When I am using a lot of clear surface on a piece I will make a dip of Borax and boiling water. As much Borax as a cup of water will absorb. I will gently heat the piece to a straw like color and dip it into the mixture and let it dry. Then I will solder through the barrier with a liquid flux like Battern’s or My-T. I know that’s a lot of steps but then I am retired.
on another note…i sometimes have issues soldering sterling silver, when using hard plumb solder…sometimes it just doesnt want to flow…
i have read older forum posts about this, including. comments about various solder brands and melting temps…
in my personal case, i find i have success when i use higher heat, and get in and get out…
i find when my temp is slightly lower, and i am tentative…i have issues…
you said that the flux was brown and bubbly…perhaps you are not hot enough, in the right place, at the right time…(i know…vague!)
i would suggest that the flux shiukd be getting glassy when temp is hot enough
i will say tgatthat flow temp on hard can he bery close to meltiing point…
Hmmm, I have used nothing but a borax cone with distilled water and a ceramic dish. I have not used anything else for a flux and have no trouble ever with solder flowing and very little to no issues with fire scale. I was under the impression that its pretty standard, but apparently that’s not the case? I might give something else a try just for kicks.
Good point regarding the possibility of temp being too low and also possibility of solder brand being an issue.

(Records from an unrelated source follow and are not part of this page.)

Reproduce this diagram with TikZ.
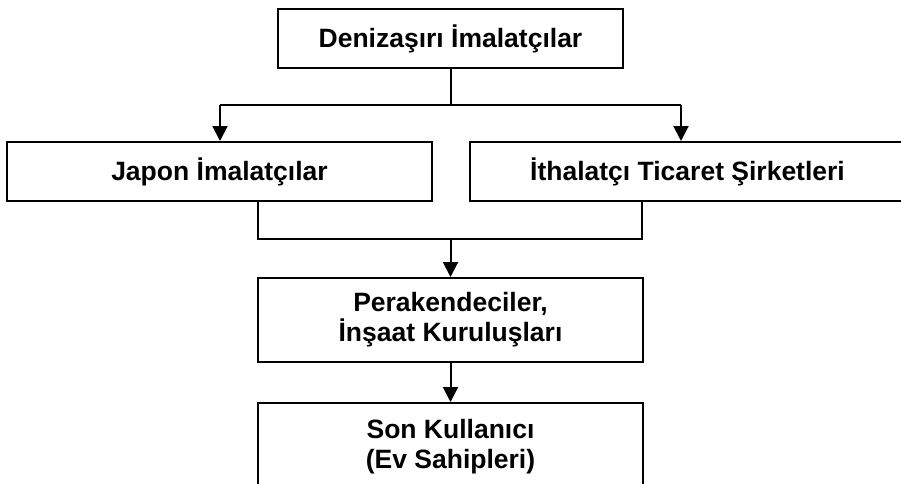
\documentclass[tikz,border=0pt]{standalone}
\usepackage{fontspec}
\setmainfont{Liberation Sans}
\usetikzlibrary{arrows.meta}
\tikzset{
  boxnode/.style={draw=black, line width=2pt, fill=white, inner sep=0pt, align=center,
    font=\fontsize{26.5}{30}\selectfont\bfseries},
  conn/.style={draw=black, line width=2pt},
  arr/.style={conn, -{Triangle[length=15pt,width=15pt]}},
}
\begin{document}
\begin{tikzpicture}[x=1pt,y=-1pt]
\useasboundingbox (0,0) rectangle (901,483);
\clip (0,0) rectangle (901,483);
\node[boxnode, minimum width=345pt, minimum height=59pt] (top) at (450.5,38.5) {Denizaşırı İmalatçılar};
\node[boxnode, minimum width=425pt, minimum height=59pt] (jap) at (219.5,171.5) {Japon İmalatçılar};
\node[boxnode, minimum width=435pt, minimum height=59pt] (ith) at (687.5,171.5) {İthalatçı Ticaret Şirketleri};
\node[boxnode, minimum width=385pt, minimum height=84pt] (per) at (450.5,320) {Perakendeciler,\\İnşaat Kuruluşları};
\node[boxnode, minimum width=385pt, minimum height=88pt] (son) at (450.5,447) {Son Kullanıcı\\(Ev Sahipleri)};
\coordinate (hl) at (220,105);
\coordinate (hr) at (681,105);
\coordinate (hm) at (top.south |- hl);
\coordinate (jl) at (258,239);
\coordinate (jr) at (642,239);
\coordinate (jm) at (per.north |- jl);
\draw[conn] (top.south) -- (hm);
\draw[conn] (hl) -- (hr);
\draw[arr] (hl) -- (hl |- jap.north);
\draw[arr] (hr) -- (hr |- ith.north);
\draw[conn] (jl |- jap.south) -- (jl) -- (jr) -- (jr |- ith.south);
\draw[arr] (jm) -- (per.north);
\draw[arr] (per.south) -- (son.north);
\end{tikzpicture}
\end{document}
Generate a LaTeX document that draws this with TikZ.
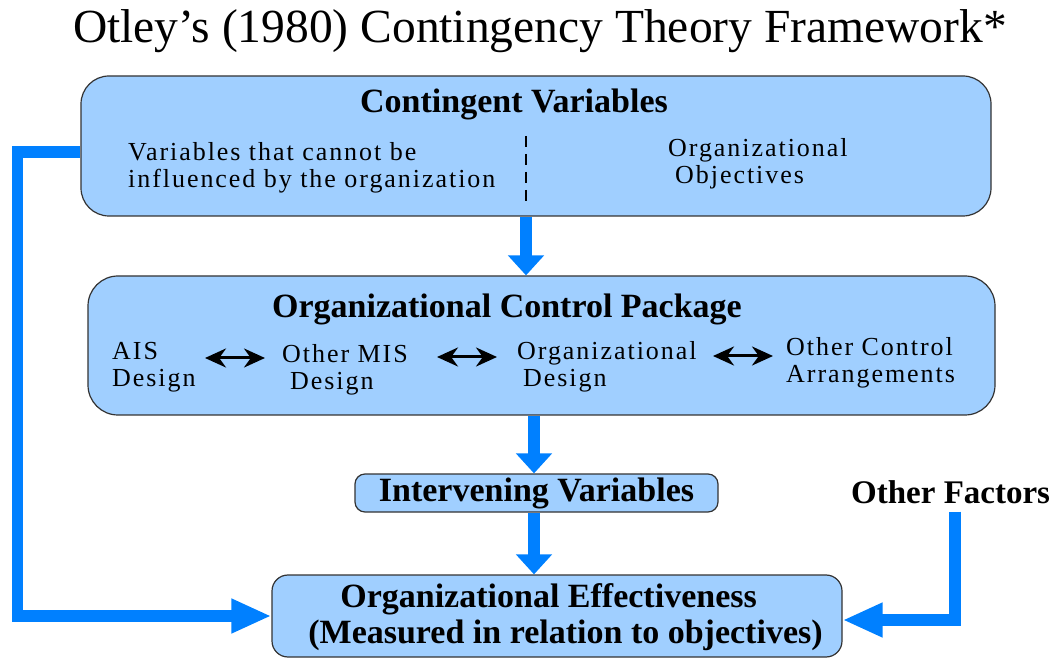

I used borax and distilled water as my flux for a few years and switched to using a borax cone and distilled water over a year ago. I like that I can control the thickness of my mix and only make what I need as I need it. I once read that the only reason solder won’t flow is because the flame isn’t hot enough and that’s what I’ve found to be true for myself. I have three different size torches with adjustable flames and if it’s not flowing with the one I’m using, I use the next step up. Took some practice when I first started to learn to pull back, circle around or keep the flame stable to avoid the issues you mentioned. I work with Sterling Silver. Hope that helps or gives additional insight.